1) If you had to pick five books from your bookshelves as examples of the things you like in books, what would they be?
Steven Brust, Dragon
Octavia Butler, Blood Child and Other Stories
Vilhelm Moberg, A History of the Swedish People
Katherine Paterson, Bridge to Terabithia
Dorothy Sayers, Gaudy Night
There are still gaps like crazy, but that's the closest I can get to coverage. Now I am entertaining myself trying to arrive at formulas for my other books based on these: D'Aulaire's Norse Gods and Giants would be about 4/5 Moberg + 1/5 Paterson, for example, and trying to get the proportions just right to get The Dubious Hills from here is kind of amusing. I only got Dragon by getting the other four and then sniffing around what I couldn't get from them.
2) If you had to pick five books to be your only reading material for a significant period of time, what would they be? (I'm assuming this is from my current bookshelves as well.)
The Complete Works of W.H. Auden: Prose
The Sagas of Icelanders
The Complete Works of Shakespeare
Radical Enlightenment: Philosophy and the Making of Modernity, 1650-1750 by Jonathan Israel
Cryptonomicon by Neal Stephenson
3) This question has intentionally been left blank for you to fill in with any interesting things you might have to say about whether the answers to 1 and 2 are the same, and why/why not.
Heh. Oh, not even close. Because the first is about constructing a holographic representation of sorts, and the second is about what's going to keep me occupied for quite some time. I could read any of the books from question 1 except possibly Gaudy Night between now and going to the symphony tonight, without even reading through dinner with my folks. That would be immensely unsatisfying in a book that was 1/5 of my reading material for a big chunk of time.
I'm more of a rereader than some people, but what I am not is someone who can comfortably reread soon after the initial reading. Even The Nine Tailors, which I love, was not enjoyable to me five months after I'd last read it; I had to wait significantly longer than that. So if I have to pick five volumes to hold me for quite some time, we're looking for the tissue pages, the wrist-wreckers.
(For some reason I now want to write a sort of Sayers-LeCarre-Megan Lindholm thing called The Nine Tinkers. If I ever propose this seriously, I expect some of you to make me lie down until the sensation passes. Or else make helpful suggestions. One or the other.)
4) What distinguishes a Minnesota Autumn from anyone else's?
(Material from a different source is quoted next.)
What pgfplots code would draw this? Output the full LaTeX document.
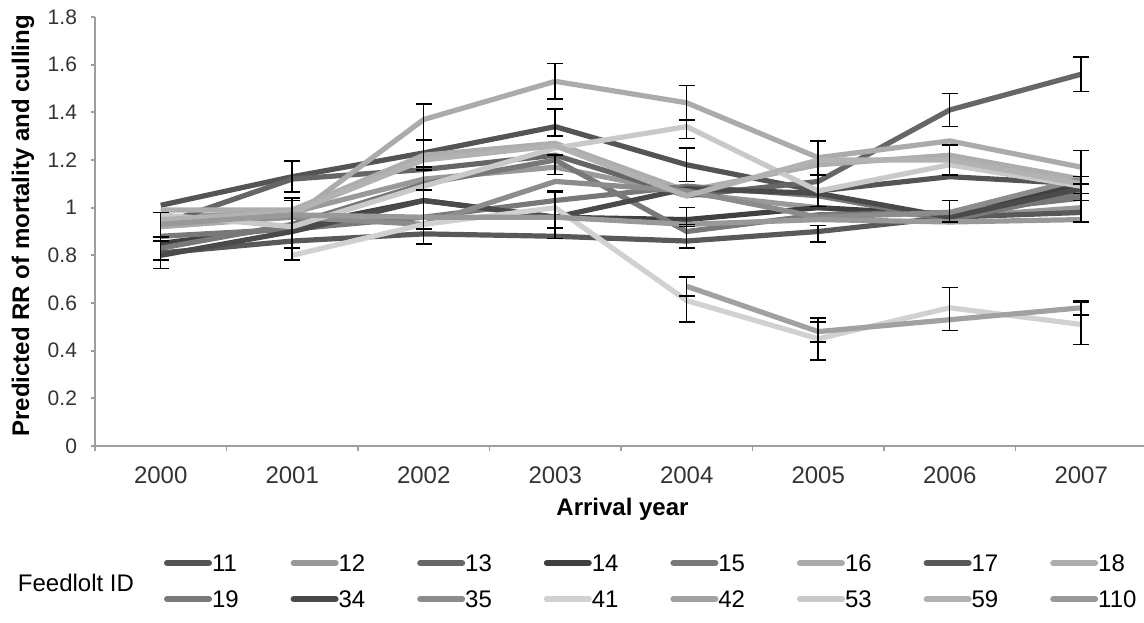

From anyone else's? Lakes and Ingebretsen's. The smell of the air and the leaves is different with the abundance of lakes and sloughs than when you're in a place with different geography. Also you can go buy a dozen pounds of Swedish meatball meat that's mixed just right so you don't have to fuss with mixing the different ground meats by hand, and that makes fall so much nicer than if you were trying to get the meats to mix evenly with your fingers. We're going to have to do that soon. If I didn't have dinner plans for tonight and tomorrow, I might be pushing markgritter towards the shower so we could get up there yet this afternoon.
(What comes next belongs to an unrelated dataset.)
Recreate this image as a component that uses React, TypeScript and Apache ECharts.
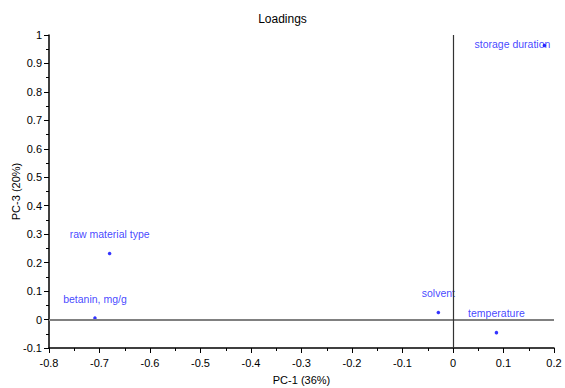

But really, the Bay Area's autumn is not the least bit autumnal, to my way of thinking; what distinguishes a Minnesota autumn from that, or from a Miami autumn, is approximately everything.
5) What's the most unusual thing you've ever cooked?
You know, I'm really not sure. When the "one hundred weird foods" meme went around, I was very surprised that spaetzle was the thing from the list that I'd eaten and the most of my friends hadn't. Spaetzle strikes me as incredibly normal. My great-aunts eat spaetzle. My great-aunts also eat pickled pigs' feet, though, so possibly I should have stopped using them as a gauge of normalcy years ago. Despite the fact that I live around other Minnesotans now, I'm going to guess blueberry soup? Maybe? With mango and cardamom. Apple-crab-curry soup might also qualify. Speak up if those sound alarmingly normal to you.